Framework Tariff Deal with Indonesia

July 17, 2025

Action: The President announced a framework tariff deal with Indonesia, lowering the rate of “Liberation Day” tariffs from 32% to 19%. The deal includes promises of purchases of US commercial aircraft, energy, and agricultural products and eliminates all tariffs on US goods. But the deal is only a framework, and significant questions remain on its implementation.

Trusted Insights for What's Ahead®

  • Under the deal, Indonesia will eliminate tariffs on all US goods and face a 19% tariff on goods exported to the US. Indonesia will also purchase 50 Boeing aircraft, $15 billion in US energy (presumably liquefied natural gas), and $4.5 billion in US agricultural products.

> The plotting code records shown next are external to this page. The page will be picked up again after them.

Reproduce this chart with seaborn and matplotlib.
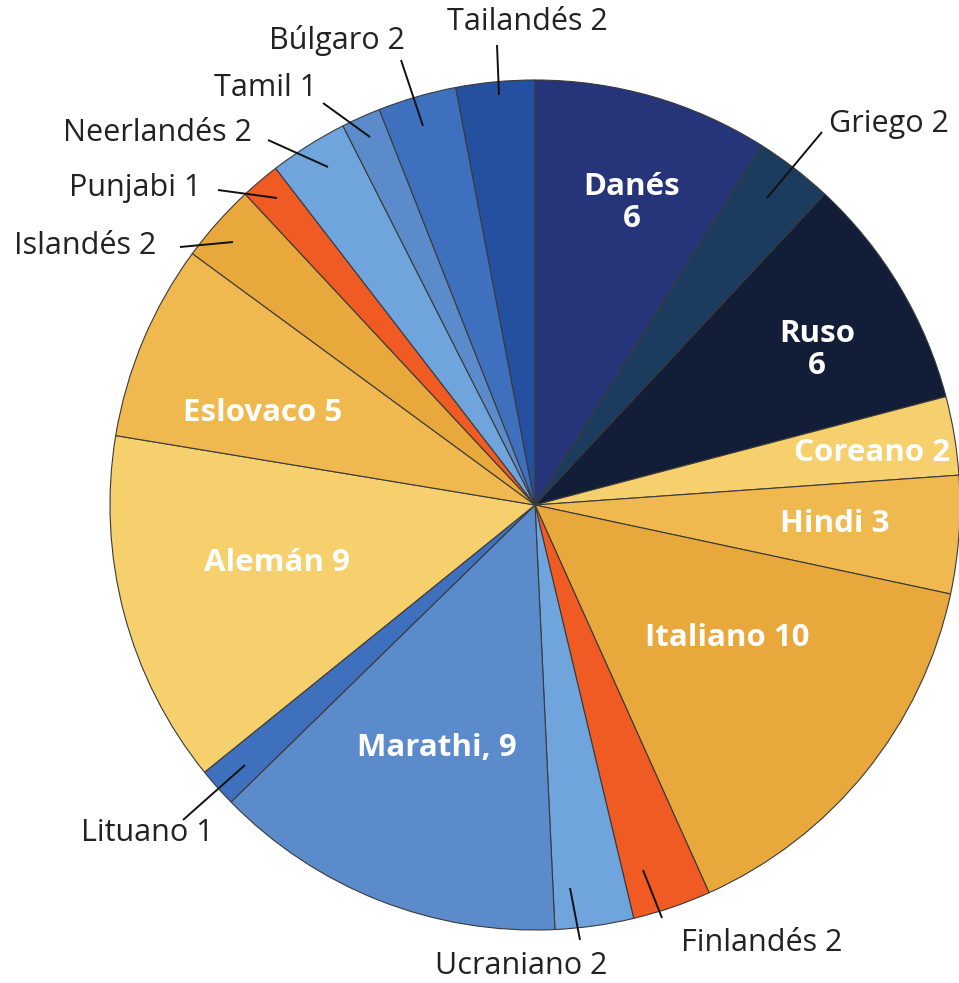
import matplotlib
matplotlib.use("Agg")
import matplotlib.pyplot as plt
import seaborn as sns

# ---- data ----
languages = ["Danés", "Griego", "Ruso", "Coreano", "Hindi", "Italiano", "Finlandés",
             "Ucraniano", "Marathi", "Lituano", "Alemán", "Eslovaco", "Islandés",
             "Punjabi", "Neerlandés", "Tamil", "Búlgaro", "Tailandés"]
counts = [6, 2, 6, 2, 3, 10, 2, 2, 9, 1, 9, 5, 2, 1, 2, 1, 2, 2]
label_texts = ["Danés\n6", "Griego 2", "Ruso\n6", "Coreano 2", "Hindi 3", "Italiano 10",
               "Finlandés 2", "Ucraniano 2", "Marathi, 9", "Lituano 1", "Alemán 9",
               "Eslovaco 5", "Islandés 2", "Punjabi 1", "Neerlandés 2", "Tamil 1",
               "Búlgaro 2", "Tailandés 2"]

# ---- styles ----
colors = ["#26347a", "#1b3c5e", "#121d38", "#f6d06c", "#f0b94f", "#e9a83b", "#f05a23",
          "#6fa4dc", "#5c8bcb", "#3f70be", "#f5d06c", "#f0b94f", "#e9a83b",
          "#f05a23", "#6fa4dc", "#5c8bcb", "#3f70be", "#2550a0"]

W, H = 959, 983
# label layout in image pixel coordinates (x, y from top)
inner_pos = {
    "Danés": (632, 203), "Ruso": (817, 350), "Coreano": (872, 453),
    "Hindi": (835, 524), "Italiano": (727, 638), "Marathi": (437, 748),
    "Alemán": (277, 563), "Eslovaco": (263, 413),
}
outer_pos = {
    "Griego": ((889, 124), (822, 132), (767, 198)),
    "Tailandés": ((527, 22), (497, 45), (499, 95)),
    "Búlgaro": ((337, 40), (401, 60), (423, 126)),
    "Tamil": ((266, 88), (323, 103), (370, 137)),
    "Neerlandés": ((157, 133), (268, 140), (328, 167)),
    "Punjabi": ((135, 188), (218, 190), (277, 198)),
    "Islandés": ((85, 246), (180, 247), (233, 242)),
    "Lituano": ((147, 833), (183, 820), (245, 765)),
    "Ucraniano": ((521, 966), (580, 940), (570, 888)),
    "Finlandés": ((762, 943), (662, 918), (643, 870)),
}

sns.set_theme(style="white")
plt.rcParams["font.family"] = ["Open Sans", "DejaVu Sans"]

fig = plt.figure(figsize=(W / 100, H / 100), dpi=100)
ax = fig.add_axes([0, 0, 1, 1])

ax.pie(counts, colors=colors, startangle=90, counterclock=False,
       center=(535, H - 505), radius=425, frame=True,
       wedgeprops=dict(edgecolor="#3a3a3a", linewidth=0.8))

ax.set_xlim(0, W)
ax.set_ylim(0, H)
ax.set_aspect("equal")
ax.axis("off")

for lang, txt in zip(languages, label_texts):
    if lang in inner_pos:
        x, y = inner_pos[lang]
        ax.text(x, H - y, txt, ha="center", va="center", color="white",
                fontsize=22.5, fontweight="bold", linespacing=1.1)
    else:
        (tx, ty), (x0, y0), (x1, y1) = outer_pos[lang]
        ax.text(tx, H - ty, txt, ha="center", va="center", color="#222222",
                fontsize=22)
        ax.plot([x0, x1], [H - y0, H - y1], color="#111111", lw=1.4,
                solid_capstyle="butt")

fig.savefig("out.png", dpi=100)
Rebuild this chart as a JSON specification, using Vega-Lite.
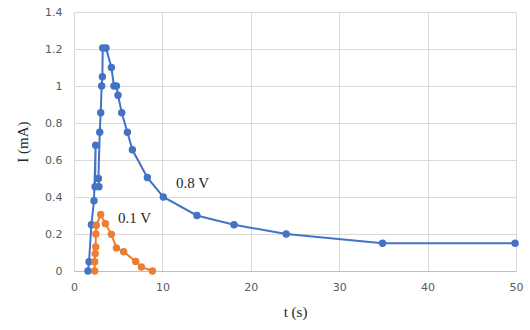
{
  "$schema": "https://vega.github.io/schema/vega-lite/v6.json",
  "width": 442,
  "height": 259,
  "autosize": "none",
  "padding": {"left": 74, "top": 12, "right": 14, "bottom": 59},
  "background": "white",
  "config": {
    "view": {"stroke": null},
    "axis": {
      "gridColor": "#d9d9d9",
      "gridWidth": 1,
      "domainColor": "#bfbfbf",
      "ticks": false,
      "labelFlush": false,
      "labelFont": "DejaVu Sans",
      "labelFontSize": 11,
      "labelColor": "#595959",
      "titleFont": "Liberation Serif",
      "titleFontSize": 15,
      "titleFontWeight": "normal",
      "titleColor": "#262626"
    }
  },
  "datasets": {
    "series": [
      {"i": 1, "s": "0.8 V", "t": 1.58, "I": 0},
      {"i": 2, "s": "0.8 V", "t": 1.70, "I": 0.05},
      {"i": 3, "s": "0.8 V", "t": 1.97, "I": 0.25},
      {"i": 4, "s": "0.8 V", "t": 2.26, "I": 0.38},
      {"i": 5, "s": "0.8 V", "t": 2.45, "I": 0.68},
      {"i": 6, "s": "0.8 V", "t": 2.38, "I": 0.455},
      {"i": 7, "s": "0.8 V", "t": 2.83, "I": 0.455},
      {"i": 8, "s": "0.8 V", "t": 2.76, "I": 0.50},
      {"i": 9, "s": "0.8 V", "t": 2.91, "I": 0.75},
      {"i": 10, "s": "0.8 V", "t": 3.02, "I": 0.855},
      {"i": 11, "s": "0.8 V", "t": 3.13, "I": 1.0},
      {"i": 12, "s": "0.8 V", "t": 3.21, "I": 1.05},
      {"i": 13, "s": "0.8 V", "t": 3.25, "I": 1.205},
      {"i": 14, "s": "0.8 V", "t": 3.62, "I": 1.205},
      {"i": 15, "s": "0.8 V", "t": 4.23, "I": 1.10},
      {"i": 16, "s": "0.8 V", "t": 4.52, "I": 1.0},
      {"i": 17, "s": "0.8 V", "t": 4.8, "I": 1.0},
      {"i": 18, "s": "0.8 V", "t": 4.98, "I": 0.95},
      {"i": 19, "s": "0.8 V", "t": 5.4, "I": 0.855},
      {"i": 20, "s": "0.8 V", "t": 6.04, "I": 0.75},
      {"i": 21, "s": "0.8 V", "t": 6.6, "I": 0.655},
      {"i": 22, "s": "0.8 V", "t": 8.3, "I": 0.505},
      {"i": 23, "s": "0.8 V", "t": 10.1, "I": 0.40},
      {"i": 24, "s": "0.8 V", "t": 13.9, "I": 0.30},
      {"i": 25, "s": "0.8 V", "t": 18.1, "I": 0.25},
      {"i": 26, "s": "0.8 V", "t": 24.0, "I": 0.20},
      {"i": 27, "s": "0.8 V", "t": 34.9, "I": 0.15},
      {"i": 28, "s": "0.8 V", "t": 49.9, "I": 0.15},
      {"i": 1, "s": "0.1 V", "t": 2.34, "I": 0},
      {"i": 2, "s": "0.1 V", "t": 2.34, "I": 0.05},
      {"i": 3, "s": "0.1 V", "t": 2.4, "I": 0.094},
      {"i": 4, "s": "0.1 V", "t": 2.45, "I": 0.13},
      {"i": 5, "s": "0.1 V", "t": 2.47, "I": 0.2},
      {"i": 6, "s": "0.1 V", "t": 2.53, "I": 0.247},
      {"i": 7, "s": "0.1 V", "t": 3.02, "I": 0.305},
      {"i": 8, "s": "0.1 V", "t": 3.55, "I": 0.256},
      {"i": 9, "s": "0.1 V", "t": 4.23, "I": 0.198},
      {"i": 10, "s": "0.1 V", "t": 4.8, "I": 0.125},
      {"i": 11, "s": "0.1 V", "t": 5.62, "I": 0.104},
      {"i": 12, "s": "0.1 V", "t": 6.98, "I": 0.052},
      {"i": 13, "s": "0.1 V", "t": 7.62, "I": 0.022},
      {"i": 14, "s": "0.1 V", "t": 8.87, "I": 0}
    ],
    "labels": [
      {"label": "0.8 V", "t": 13.4, "I": 0.474},
      {"label": "0.1 V", "t": 6.85, "I": 0.285}
    ]
  },
  "encoding": {
    "x": {
      "field": "t", "type": "quantitative",
      "scale": {"domain": [0, 50], "nice": false},
      "axis": {"tickCount": 5, "title": "t (s)", "labelPadding": 10, "titlePadding": 12, "domain": true, "grid": true}
    },
    "y": {
      "field": "I", "type": "quantitative",
      "scale": {"domain": [0, 1.4], "nice": false},
      "axis": {"tickCount": 7, "labelOverlap": false, "labelSeparation": 0, "format": "~g", "title": "I (mA)", "labelPadding": 12, "titlePadding": 14, "domain": false}
    }
  },
  "layer": [
    {
      "data": {"name": "series"},
      "mark": {"type": "line", "strokeWidth": 2, "point": {"filled": true, "size": 55, "opacity": 1}},
      "encoding": {
        "color": {
          "field": "s", "type": "nominal",
          "scale": {"domain": ["0.8 V", "0.1 V"], "range": ["#4472C4", "#ED7D31"]},
          "legend": null
        },
        "detail": {"field": "s"},
        "order": {"field": "i", "type": "quantitative"}
      }
    },
    {
      "data": {"name": "labels"},
      "mark": {"type": "text", "font": "Liberation Serif", "fontSize": 15, "color": "#262626", "align": "center", "baseline": "middle"},
      "encoding": {
        "text": {"field": "label"}
      }
    }
  ]
}
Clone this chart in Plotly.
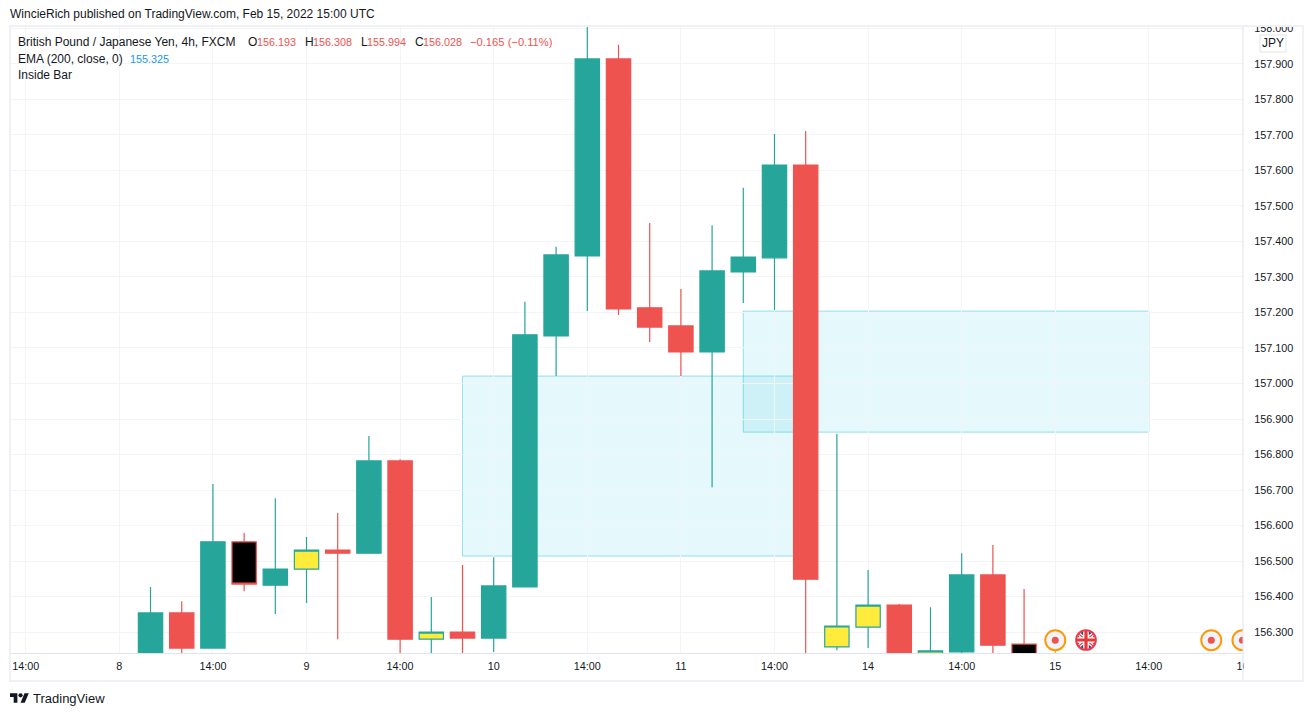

Indonesia has also promised to increase investment in the US. Higher tariffs will apply on goods deemed simply to be transshipped through Indonesia, as in the deal with Vietnam, but the rate for those goods was not announced.
  • Announcing the deal, the President said that “[t]hey are going to pay 19% and we are going to pay nothing.  . . .  we will have full access to Indonesia.” Indonesia said the deal was reached after “extraordinary struggle by our negotiating team” and a conversation between the President and Indonesian President Prabowo Subianto, who termed the deal “a new era of mutual benefit.”
  • But questions remain about implementation of the deal. There are reportedly no timelines for the purchases, and state-owned flag carrier Garuda Indonesia, facing financial difficulties, may struggle to purchase the planes quickly. President Prabowo added that while negotiations will continue, “[w]e’ve given our offer; we cannot give more.” It was presumably important for Indonesia to receive a lower tariff rate than Vietnam’s 20%.
  • One potentially open question is Indonesia’s taxation of foreign digital services sold in the county. Since 2020, Indonesia has collected VAT on these transactions; while it is thus somewhat different from a formal digital services tax such as Canada recently abandoned, it applies to foreign merchants engaged in e-commerce as well as both domestic and foreign platform providers, including Amazon, Apple, Google, and Meta.
  • Another potential issue is whether Indonesia would receive an exemption or partial exemption from the forthcoming 50% US tariffs on copper.
  • Countries in the region facing US tariffs are also seeking to expand trade elsewhere. Last weekend, Indonesia and the EU also negotiated a political agreement for a Comprehensive Economic Partnership Agreement—an important step towards an EU-Indonesia free trade agreement—and hope to finalize the underlying CEPA by September.
  • Other Southeast Asian countries, including Malaysia (facing a potential 25% rate) and the Philippines (facing a potential 20% rate), continue to negotiate with the US. As a part of the negotiations, Malaysia has reportedly agreed to revise rules of origin on US semiconductors to deter exports to third countries.